Increasingly, they are investing in hot-off-the-catwalk styles, and the more outrageous, the better. These extreme heels are the last refuge of the fashion snob. The high street simply cannot replicate such daring designs. As one label queen says: “Anybody can carry a bag – look what happened to the Balenciaga Lariat. But not everyone can pull off Balenciaga knee-high gladiator boots.” Indeed, impossible shoes are a badge of pride in fashion circles. “I haven’t bought a pair of shoes I can walk in for about two years,” confesses one fashion buyer. She doesn’t seem to mind, and has adjusted her lifestyle to suit. As well as having a serious taxi addiction, she habitually carries two pairs of shoes: heels for on duty and flats for walking to the bus. It’s no coincidence that Sebastian Manes, accessories honcho at Selfridges, reports selling as many flat pumps as he does outrageous heels.

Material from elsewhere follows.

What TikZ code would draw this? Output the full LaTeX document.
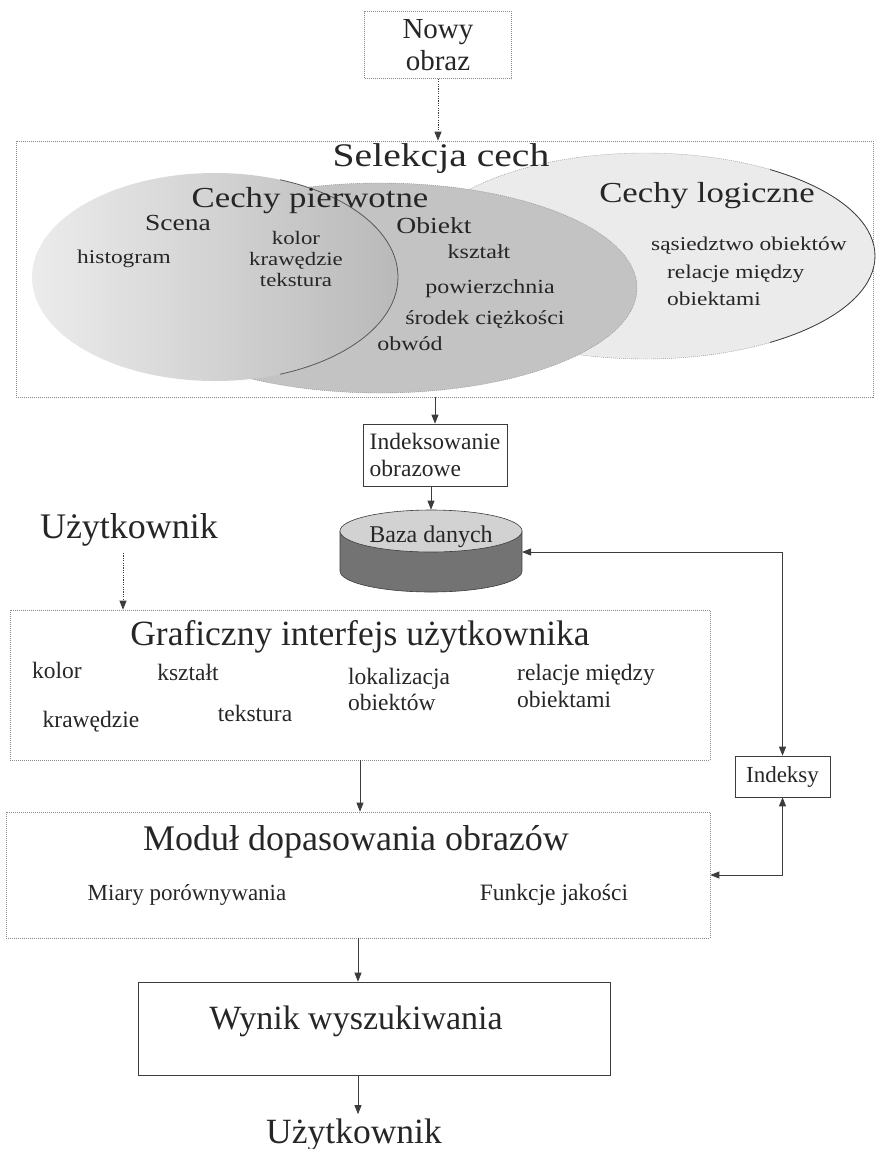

Wear a sensible heel and the fash pack will, literally, look down on you. I narrowly avoided shoe shade when I picked up a pair of YSL Tribute sandals at the more commercial heel height of 11cm, as opposed to the 16cm catwalk version. “Claudia, you’re not going to wear them, are you? Those are selling heels,” said my designer-clad friend, not bothering to hide her disgust. For all you fashion civilians, a “selling” heel is a toned-down (lower) version of what appears on the catwalk.
“It’s gone over the top, and it’s about time people came back to reality,” says Manolo Blahnik, who won’t go higher than 11.5cm. He’s right, of course. Reality will return, and kitten heels, too. But for now, the shoe-buying experience is a numbers game, with the key figures being how high and how much.